- Exercise -
Return each line of the data below verbatim; pictures are to be left out.

§ §

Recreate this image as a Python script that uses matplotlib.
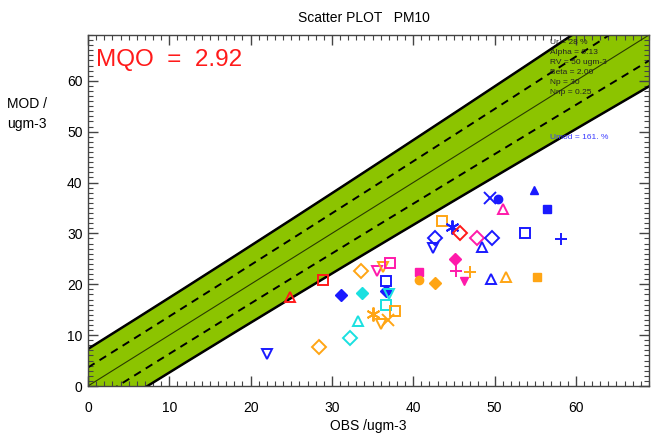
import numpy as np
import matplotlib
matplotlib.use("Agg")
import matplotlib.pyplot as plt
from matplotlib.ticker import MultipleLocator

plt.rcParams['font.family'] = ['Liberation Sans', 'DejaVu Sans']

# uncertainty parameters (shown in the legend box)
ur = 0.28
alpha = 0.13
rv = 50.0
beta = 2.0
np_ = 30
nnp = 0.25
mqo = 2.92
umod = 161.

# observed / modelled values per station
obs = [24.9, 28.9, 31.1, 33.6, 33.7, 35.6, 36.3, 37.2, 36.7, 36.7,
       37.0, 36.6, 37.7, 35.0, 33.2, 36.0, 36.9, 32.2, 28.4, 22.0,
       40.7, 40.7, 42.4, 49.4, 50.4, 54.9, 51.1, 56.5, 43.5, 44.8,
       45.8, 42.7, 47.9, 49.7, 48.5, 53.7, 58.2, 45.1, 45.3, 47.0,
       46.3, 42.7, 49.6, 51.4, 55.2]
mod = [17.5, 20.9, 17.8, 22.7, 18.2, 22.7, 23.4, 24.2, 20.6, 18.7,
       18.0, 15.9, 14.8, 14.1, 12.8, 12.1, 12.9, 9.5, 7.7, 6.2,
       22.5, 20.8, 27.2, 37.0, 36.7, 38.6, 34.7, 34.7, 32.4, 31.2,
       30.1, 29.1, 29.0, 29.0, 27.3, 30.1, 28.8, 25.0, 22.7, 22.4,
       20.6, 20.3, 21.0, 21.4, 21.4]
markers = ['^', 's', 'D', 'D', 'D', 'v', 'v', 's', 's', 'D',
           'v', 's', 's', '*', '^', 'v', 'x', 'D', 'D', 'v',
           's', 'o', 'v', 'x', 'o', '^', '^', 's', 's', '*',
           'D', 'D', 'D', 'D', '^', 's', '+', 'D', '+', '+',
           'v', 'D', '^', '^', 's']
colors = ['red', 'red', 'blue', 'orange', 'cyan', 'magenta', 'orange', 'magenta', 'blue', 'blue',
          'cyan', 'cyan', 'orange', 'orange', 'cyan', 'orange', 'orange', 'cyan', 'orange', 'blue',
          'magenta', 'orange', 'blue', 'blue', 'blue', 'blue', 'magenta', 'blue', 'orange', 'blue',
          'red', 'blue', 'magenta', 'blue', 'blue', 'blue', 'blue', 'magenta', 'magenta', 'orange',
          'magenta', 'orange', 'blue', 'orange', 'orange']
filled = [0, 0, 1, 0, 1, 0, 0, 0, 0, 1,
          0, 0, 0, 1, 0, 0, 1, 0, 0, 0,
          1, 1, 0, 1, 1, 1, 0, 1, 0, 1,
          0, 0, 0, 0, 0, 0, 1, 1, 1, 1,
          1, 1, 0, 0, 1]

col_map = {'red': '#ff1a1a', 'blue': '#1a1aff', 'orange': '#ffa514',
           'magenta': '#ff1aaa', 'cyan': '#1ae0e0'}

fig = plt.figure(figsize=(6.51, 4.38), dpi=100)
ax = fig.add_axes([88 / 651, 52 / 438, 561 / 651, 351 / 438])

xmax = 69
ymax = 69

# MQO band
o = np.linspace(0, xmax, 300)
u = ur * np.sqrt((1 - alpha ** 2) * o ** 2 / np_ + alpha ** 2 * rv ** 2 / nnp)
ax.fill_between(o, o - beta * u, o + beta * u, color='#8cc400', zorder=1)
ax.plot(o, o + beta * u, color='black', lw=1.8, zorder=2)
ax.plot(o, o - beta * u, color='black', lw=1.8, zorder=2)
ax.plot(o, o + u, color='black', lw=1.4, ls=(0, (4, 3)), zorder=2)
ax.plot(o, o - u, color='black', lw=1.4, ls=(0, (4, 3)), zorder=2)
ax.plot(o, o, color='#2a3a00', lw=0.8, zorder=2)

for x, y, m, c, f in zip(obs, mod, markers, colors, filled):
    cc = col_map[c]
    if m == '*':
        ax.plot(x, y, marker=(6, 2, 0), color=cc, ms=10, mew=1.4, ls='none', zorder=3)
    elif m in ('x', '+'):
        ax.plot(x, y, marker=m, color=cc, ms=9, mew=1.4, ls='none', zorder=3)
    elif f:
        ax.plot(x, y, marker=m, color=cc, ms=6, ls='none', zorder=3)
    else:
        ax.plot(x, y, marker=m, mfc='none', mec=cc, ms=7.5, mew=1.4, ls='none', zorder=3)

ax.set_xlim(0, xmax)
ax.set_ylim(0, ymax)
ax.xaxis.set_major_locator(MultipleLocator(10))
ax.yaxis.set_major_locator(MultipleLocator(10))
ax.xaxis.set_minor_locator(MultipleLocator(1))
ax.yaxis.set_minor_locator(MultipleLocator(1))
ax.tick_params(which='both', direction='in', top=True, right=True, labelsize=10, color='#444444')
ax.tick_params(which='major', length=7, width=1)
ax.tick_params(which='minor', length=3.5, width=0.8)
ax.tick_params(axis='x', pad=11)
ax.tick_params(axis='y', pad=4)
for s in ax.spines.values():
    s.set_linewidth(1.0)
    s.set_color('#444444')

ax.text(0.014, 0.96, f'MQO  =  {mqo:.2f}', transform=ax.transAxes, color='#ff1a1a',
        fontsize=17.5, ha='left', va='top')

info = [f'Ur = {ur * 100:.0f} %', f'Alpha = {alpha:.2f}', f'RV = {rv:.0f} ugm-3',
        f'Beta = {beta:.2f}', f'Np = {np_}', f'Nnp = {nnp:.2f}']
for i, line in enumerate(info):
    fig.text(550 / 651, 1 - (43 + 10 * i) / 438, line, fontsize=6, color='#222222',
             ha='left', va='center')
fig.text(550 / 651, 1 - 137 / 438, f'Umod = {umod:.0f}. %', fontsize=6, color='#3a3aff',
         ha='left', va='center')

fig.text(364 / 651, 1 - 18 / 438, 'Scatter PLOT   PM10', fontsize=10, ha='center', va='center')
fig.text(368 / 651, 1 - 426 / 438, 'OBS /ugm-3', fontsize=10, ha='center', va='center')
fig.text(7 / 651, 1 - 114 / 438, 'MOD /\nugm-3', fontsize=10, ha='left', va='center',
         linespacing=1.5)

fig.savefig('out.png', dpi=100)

§ §

- Task output -
Recreate this image as a Python script that uses matplotlib.
import numpy as np
import matplotlib
matplotlib.use("Agg")
import matplotlib.pyplot as plt
from matplotlib.ticker import MultipleLocator

plt.rcParams['font.family'] = ['Liberation Sans', 'DejaVu Sans']

# uncertainty parameters (shown in the legend box)
ur = 0.28
alpha = 0.13
rv = 50.0
beta = 2.0
np_ = 30
nnp = 0.25
mqo = 2.92
umod = 161.

# observed / modelled values per station
obs = [24.9, 28.9, 31.1, 33.6, 33.7, 35.6, 36.3, 37.2, 36.7, 36.7,
       37.0, 36.6, 37.7, 35.0, 33.2, 36.0, 36.9, 32.2, 28.4, 22.0,
       40.7, 40.7, 42.4, 49.4, 50.4, 54.9, 51.1, 56.5, 43.5, 44.8,
       45.8, 42.7, 47.9, 49.7, 48.5, 53.7, 58.2, 45.1, 45.3, 47.0,
       46.3, 42.7, 49.6, 51.4, 55.2]
mod = [17.5, 20.9, 17.8, 22.7, 18.2, 22.7, 23.4, 24.2, 20.6, 18.7,
       18.0, 15.9, 14.8, 14.1, 12.8, 12.1, 12.9, 9.5, 7.7, 6.2,
       22.5, 20.8, 27.2, 37.0, 36.7, 38.6, 34.7, 34.7, 32.4, 31.2,
       30.1, 29.1, 29.0, 29.0, 27.3, 30.1, 28.8, 25.0, 22.7, 22.4,
       20.6, 20.3, 21.0, 21.4, 21.4]
markers = ['^', 's', 'D', 'D', 'D', 'v', 'v', 's', 's', 'D',
           'v', 's', 's', '*', '^', 'v', 'x', 'D', 'D', 'v',
           's', 'o', 'v', 'x', 'o', '^', '^', 's', 's', '*',
           'D', 'D', 'D', 'D', '^', 's', '+', 'D', '+', '+',
           'v', 'D', '^', '^', 's']
colors = ['red', 'red', 'blue', 'orange', 'cyan', 'magenta', 'orange', 'magenta', 'blue', 'blue',
          'cyan', 'cyan', 'orange', 'orange', 'cyan', 'orange', 'orange', 'cyan', 'orange', 'blue',
          'magenta', 'orange', 'blue', 'blue', 'blue', 'blue', 'magenta', 'blue', 'orange', 'blue',
          'red', 'blue', 'magenta', 'blue', 'blue', 'blue', 'blue', 'magenta', 'magenta', 'orange',
          'magenta', 'orange', 'blue', 'orange', 'orange']
filled = [0, 0, 1, 0, 1, 0, 0, 0, 0, 1,
          0, 0, 0, 1, 0, 0, 1, 0, 0, 0,
          1, 1, 0, 1, 1, 1, 0, 1, 0, 1,
          0, 0, 0, 0, 0, 0, 1, 1, 1, 1,
          1, 1, 0, 0, 1]

col_map = {'red': '#ff1a1a', 'blue': '#1a1aff', 'orange': '#ffa514',
           'magenta': '#ff1aaa', 'cyan': '#1ae0e0'}

fig = plt.figure(figsize=(6.51, 4.38), dpi=100)
ax = fig.add_axes([88 / 651, 52 / 438, 561 / 651, 351 / 438])

xmax = 69
ymax = 69

# MQO band
o = np.linspace(0, xmax, 300)
u = ur * np.sqrt((1 - alpha ** 2) * o ** 2 / np_ + alpha ** 2 * rv ** 2 / nnp)
ax.fill_between(o, o - beta * u, o + beta * u, color='#8cc400', zorder=1)
ax.plot(o, o + beta * u, color='black', lw=1.8, zorder=2)
ax.plot(o, o - beta * u, color='black', lw=1.8, zorder=2)
ax.plot(o, o + u, color='black', lw=1.4, ls=(0, (4, 3)), zorder=2)
ax.plot(o, o - u, color='black', lw=1.4, ls=(0, (4, 3)), zorder=2)
ax.plot(o, o, color='#2a3a00', lw=0.8, zorder=2)

for x, y, m, c, f in zip(obs, mod, markers, colors, filled):
    cc = col_map[c]
    if m == '*':
        ax.plot(x, y, marker=(6, 2, 0), color=cc, ms=10, mew=1.4, ls='none', zorder=3)
    elif m in ('x', '+'):
        ax.plot(x, y, marker=m, color=cc, ms=9, mew=1.4, ls='none', zorder=3)
    elif f:
        ax.plot(x, y, marker=m, color=cc, ms=6, ls='none', zorder=3)
    else:
        ax.plot(x, y, marker=m, mfc='none', mec=cc, ms=7.5, mew=1.4, ls='none', zorder=3)

ax.set_xlim(0, xmax)
ax.set_ylim(0, ymax)
ax.xaxis.set_major_locator(MultipleLocator(10))
ax.yaxis.set_major_locator(MultipleLocator(10))
ax.xaxis.set_minor_locator(MultipleLocator(1))
ax.yaxis.set_minor_locator(MultipleLocator(1))
ax.tick_params(which='both', direction='in', top=True, right=True, labelsize=10, color='#444444')
ax.tick_params(which='major', length=7, width=1)
ax.tick_params(which='minor', length=3.5, width=0.8)
ax.tick_params(axis='x', pad=11)
ax.tick_params(axis='y', pad=4)
for s in ax.spines.values():
    s.set_linewidth(1.0)
    s.set_color('#444444')

ax.text(0.014, 0.96, f'MQO  =  {mqo:.2f}', transform=ax.transAxes, color='#ff1a1a',
        fontsize=17.5, ha='left', va='top')

info = [f'Ur = {ur * 100:.0f} %', f'Alpha = {alpha:.2f}', f'RV = {rv:.0f} ugm-3',
        f'Beta = {beta:.2f}', f'Np = {np_}', f'Nnp = {nnp:.2f}']
for i, line in enumerate(info):
    fig.text(550 / 651, 1 - (43 + 10 * i) / 438, line, fontsize=6, color='#222222',
             ha='left', va='center')
fig.text(550 / 651, 1 - 137 / 438, f'Umod = {umod:.0f}. %', fontsize=6, color='#3a3aff',
         ha='left', va='center')

fig.text(364 / 651, 1 - 18 / 438, 'Scatter PLOT   PM10', fontsize=10, ha='center', va='center')
fig.text(368 / 651, 1 - 426 / 438, 'OBS /ugm-3', fontsize=10, ha='center', va='center')
fig.text(7 / 651, 1 - 114 / 438, 'MOD /\nugm-3', fontsize=10, ha='left', va='center',
         linespacing=1.5)

fig.savefig('out.png', dpi=100)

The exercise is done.